Requirements: Return precisely the span of lines from the top of the material below to the line containing "genLabels = ['Training','In\u2013distribution','Compositional'];", both included. Pictures are excluded.

◇ ◇ ◇ ◇

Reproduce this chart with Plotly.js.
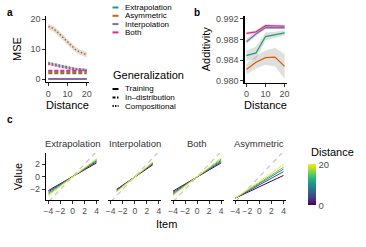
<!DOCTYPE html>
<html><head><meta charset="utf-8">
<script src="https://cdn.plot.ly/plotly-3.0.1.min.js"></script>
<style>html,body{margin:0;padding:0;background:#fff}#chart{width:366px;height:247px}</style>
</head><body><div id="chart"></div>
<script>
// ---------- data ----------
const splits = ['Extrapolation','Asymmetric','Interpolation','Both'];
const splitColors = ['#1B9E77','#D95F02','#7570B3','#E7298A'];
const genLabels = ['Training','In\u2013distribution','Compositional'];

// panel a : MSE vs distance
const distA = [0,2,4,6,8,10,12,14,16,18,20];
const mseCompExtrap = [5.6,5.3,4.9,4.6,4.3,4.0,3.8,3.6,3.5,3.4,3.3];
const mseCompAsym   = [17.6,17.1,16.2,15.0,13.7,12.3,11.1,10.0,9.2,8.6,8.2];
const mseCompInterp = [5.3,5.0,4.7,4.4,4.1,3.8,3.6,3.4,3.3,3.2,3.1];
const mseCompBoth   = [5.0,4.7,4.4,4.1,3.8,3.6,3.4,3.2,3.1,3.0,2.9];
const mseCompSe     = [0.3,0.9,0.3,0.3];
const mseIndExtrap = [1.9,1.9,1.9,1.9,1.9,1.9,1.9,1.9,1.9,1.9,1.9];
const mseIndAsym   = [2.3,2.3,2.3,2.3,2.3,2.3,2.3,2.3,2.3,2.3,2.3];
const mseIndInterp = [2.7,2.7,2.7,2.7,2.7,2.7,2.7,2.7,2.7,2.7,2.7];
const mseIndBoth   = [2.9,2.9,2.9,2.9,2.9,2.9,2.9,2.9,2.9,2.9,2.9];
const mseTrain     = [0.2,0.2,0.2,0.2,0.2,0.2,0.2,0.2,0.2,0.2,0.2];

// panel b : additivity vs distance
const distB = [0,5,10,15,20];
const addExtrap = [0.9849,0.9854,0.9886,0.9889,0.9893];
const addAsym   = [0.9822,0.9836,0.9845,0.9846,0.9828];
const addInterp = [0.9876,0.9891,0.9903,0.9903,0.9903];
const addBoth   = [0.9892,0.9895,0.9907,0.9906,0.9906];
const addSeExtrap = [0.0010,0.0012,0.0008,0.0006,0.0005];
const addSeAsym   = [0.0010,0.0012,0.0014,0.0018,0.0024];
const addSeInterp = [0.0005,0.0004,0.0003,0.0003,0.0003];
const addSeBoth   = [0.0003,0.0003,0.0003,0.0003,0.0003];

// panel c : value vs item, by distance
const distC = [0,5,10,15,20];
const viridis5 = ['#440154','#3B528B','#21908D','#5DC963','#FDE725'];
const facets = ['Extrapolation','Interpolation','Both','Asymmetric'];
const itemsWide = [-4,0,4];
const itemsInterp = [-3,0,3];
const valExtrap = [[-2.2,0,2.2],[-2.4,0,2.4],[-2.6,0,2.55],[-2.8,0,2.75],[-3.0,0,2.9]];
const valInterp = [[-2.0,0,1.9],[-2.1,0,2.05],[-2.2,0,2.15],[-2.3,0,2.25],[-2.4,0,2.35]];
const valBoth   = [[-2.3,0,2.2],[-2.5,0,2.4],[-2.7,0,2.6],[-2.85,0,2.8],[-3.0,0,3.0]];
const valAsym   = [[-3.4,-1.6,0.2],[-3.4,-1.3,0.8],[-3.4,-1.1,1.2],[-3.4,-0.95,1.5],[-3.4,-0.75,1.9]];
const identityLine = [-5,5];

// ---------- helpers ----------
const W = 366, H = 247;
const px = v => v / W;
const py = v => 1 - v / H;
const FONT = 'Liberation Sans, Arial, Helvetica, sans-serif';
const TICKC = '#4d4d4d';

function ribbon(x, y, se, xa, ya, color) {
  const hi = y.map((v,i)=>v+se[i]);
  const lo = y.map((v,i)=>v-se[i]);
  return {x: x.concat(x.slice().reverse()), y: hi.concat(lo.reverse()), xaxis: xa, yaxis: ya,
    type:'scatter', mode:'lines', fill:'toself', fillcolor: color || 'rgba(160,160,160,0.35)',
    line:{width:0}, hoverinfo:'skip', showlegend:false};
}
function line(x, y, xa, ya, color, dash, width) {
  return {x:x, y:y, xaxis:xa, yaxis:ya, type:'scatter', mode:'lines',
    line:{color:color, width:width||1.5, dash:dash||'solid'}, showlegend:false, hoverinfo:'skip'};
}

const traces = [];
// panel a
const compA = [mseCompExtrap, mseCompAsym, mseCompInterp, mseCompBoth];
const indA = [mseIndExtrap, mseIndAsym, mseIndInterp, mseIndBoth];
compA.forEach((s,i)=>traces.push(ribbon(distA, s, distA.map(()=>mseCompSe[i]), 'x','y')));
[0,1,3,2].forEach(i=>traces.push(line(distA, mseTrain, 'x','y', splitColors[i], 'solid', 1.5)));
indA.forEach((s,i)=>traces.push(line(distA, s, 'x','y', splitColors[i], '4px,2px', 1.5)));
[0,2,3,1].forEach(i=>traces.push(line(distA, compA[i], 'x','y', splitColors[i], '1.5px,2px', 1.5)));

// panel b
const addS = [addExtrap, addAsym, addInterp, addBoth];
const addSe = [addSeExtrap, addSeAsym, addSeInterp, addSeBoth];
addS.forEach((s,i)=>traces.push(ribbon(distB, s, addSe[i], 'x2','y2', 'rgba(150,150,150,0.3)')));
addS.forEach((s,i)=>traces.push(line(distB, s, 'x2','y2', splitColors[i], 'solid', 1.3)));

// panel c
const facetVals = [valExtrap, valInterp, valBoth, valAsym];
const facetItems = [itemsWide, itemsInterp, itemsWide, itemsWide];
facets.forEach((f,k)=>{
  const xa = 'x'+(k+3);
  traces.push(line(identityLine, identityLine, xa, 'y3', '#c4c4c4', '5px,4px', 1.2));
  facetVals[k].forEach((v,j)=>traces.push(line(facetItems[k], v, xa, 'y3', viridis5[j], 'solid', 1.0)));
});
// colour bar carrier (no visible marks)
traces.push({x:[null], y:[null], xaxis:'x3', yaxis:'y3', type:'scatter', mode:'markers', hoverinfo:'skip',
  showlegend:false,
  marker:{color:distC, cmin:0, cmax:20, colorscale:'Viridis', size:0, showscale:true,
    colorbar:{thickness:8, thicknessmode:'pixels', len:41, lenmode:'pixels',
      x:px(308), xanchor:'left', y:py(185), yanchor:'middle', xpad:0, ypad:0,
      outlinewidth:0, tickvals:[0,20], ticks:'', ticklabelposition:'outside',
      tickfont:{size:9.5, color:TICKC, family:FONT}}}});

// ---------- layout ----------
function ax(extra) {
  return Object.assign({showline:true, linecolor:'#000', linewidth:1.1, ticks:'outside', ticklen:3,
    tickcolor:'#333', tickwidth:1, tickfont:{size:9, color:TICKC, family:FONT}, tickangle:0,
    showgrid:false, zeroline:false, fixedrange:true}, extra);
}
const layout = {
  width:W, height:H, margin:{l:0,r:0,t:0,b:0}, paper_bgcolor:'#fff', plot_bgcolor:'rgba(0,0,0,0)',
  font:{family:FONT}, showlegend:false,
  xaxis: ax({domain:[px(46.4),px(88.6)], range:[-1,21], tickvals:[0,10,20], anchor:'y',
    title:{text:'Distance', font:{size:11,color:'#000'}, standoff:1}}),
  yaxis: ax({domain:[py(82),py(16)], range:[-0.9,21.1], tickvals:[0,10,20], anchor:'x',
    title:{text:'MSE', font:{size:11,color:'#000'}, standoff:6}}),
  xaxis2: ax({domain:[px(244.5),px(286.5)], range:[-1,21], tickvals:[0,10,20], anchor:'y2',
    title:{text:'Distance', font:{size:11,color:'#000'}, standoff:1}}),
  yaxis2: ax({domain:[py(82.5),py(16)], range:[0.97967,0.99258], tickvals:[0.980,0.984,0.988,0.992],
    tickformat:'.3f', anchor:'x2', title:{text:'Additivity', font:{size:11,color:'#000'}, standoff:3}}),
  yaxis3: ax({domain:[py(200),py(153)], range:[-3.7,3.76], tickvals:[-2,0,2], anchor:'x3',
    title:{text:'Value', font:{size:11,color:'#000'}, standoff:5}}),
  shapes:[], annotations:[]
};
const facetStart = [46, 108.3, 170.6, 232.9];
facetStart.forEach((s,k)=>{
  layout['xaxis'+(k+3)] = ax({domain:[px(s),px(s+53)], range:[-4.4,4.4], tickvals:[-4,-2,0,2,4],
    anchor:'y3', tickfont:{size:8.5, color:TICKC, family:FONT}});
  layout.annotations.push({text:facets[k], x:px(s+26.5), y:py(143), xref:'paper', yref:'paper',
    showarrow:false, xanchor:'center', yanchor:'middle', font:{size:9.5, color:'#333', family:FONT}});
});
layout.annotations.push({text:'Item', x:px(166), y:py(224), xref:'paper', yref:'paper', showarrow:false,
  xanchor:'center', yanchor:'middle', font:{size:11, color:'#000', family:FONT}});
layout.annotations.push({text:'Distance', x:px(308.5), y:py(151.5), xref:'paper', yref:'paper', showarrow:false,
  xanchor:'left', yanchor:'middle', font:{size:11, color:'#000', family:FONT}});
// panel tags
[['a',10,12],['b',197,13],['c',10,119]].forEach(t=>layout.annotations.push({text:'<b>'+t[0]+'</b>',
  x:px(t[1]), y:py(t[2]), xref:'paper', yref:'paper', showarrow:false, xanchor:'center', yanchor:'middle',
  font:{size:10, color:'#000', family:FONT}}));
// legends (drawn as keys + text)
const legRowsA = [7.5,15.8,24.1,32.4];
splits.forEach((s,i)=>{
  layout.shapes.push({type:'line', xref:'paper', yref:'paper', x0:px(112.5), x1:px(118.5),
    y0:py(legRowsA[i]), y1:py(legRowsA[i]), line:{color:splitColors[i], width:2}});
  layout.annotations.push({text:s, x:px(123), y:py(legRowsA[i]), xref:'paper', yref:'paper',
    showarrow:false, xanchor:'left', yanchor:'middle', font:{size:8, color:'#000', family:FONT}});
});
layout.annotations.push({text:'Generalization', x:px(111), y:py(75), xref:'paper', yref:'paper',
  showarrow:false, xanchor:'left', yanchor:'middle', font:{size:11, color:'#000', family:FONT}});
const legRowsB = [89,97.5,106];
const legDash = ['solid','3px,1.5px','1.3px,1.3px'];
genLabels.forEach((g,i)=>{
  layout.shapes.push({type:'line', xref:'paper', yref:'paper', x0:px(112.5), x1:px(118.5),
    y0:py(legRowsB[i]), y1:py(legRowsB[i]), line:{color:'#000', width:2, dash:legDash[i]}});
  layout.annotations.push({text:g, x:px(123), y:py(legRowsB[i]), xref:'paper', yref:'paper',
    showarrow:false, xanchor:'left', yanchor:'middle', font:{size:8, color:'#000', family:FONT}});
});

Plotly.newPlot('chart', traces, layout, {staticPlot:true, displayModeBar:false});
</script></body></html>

◇ ◇ ◇ ◇

Response to the exercise:
Reproduce this chart with Plotly.js.
<!DOCTYPE html>
<html><head><meta charset="utf-8">
<script src="https://cdn.plot.ly/plotly-3.0.1.min.js"></script>
<style>html,body{margin:0;padding:0;background:#fff}#chart{width:366px;height:247px}</style>
</head><body><div id="chart"></div>
<script>
// ---------- data ----------
const splits = ['Extrapolation','Asymmetric','Interpolation','Both'];
const splitColors = ['#1B9E77','#D95F02','#7570B3','#E7298A'];
const genLabels = ['Training','In\u2013distribution','Compositional'];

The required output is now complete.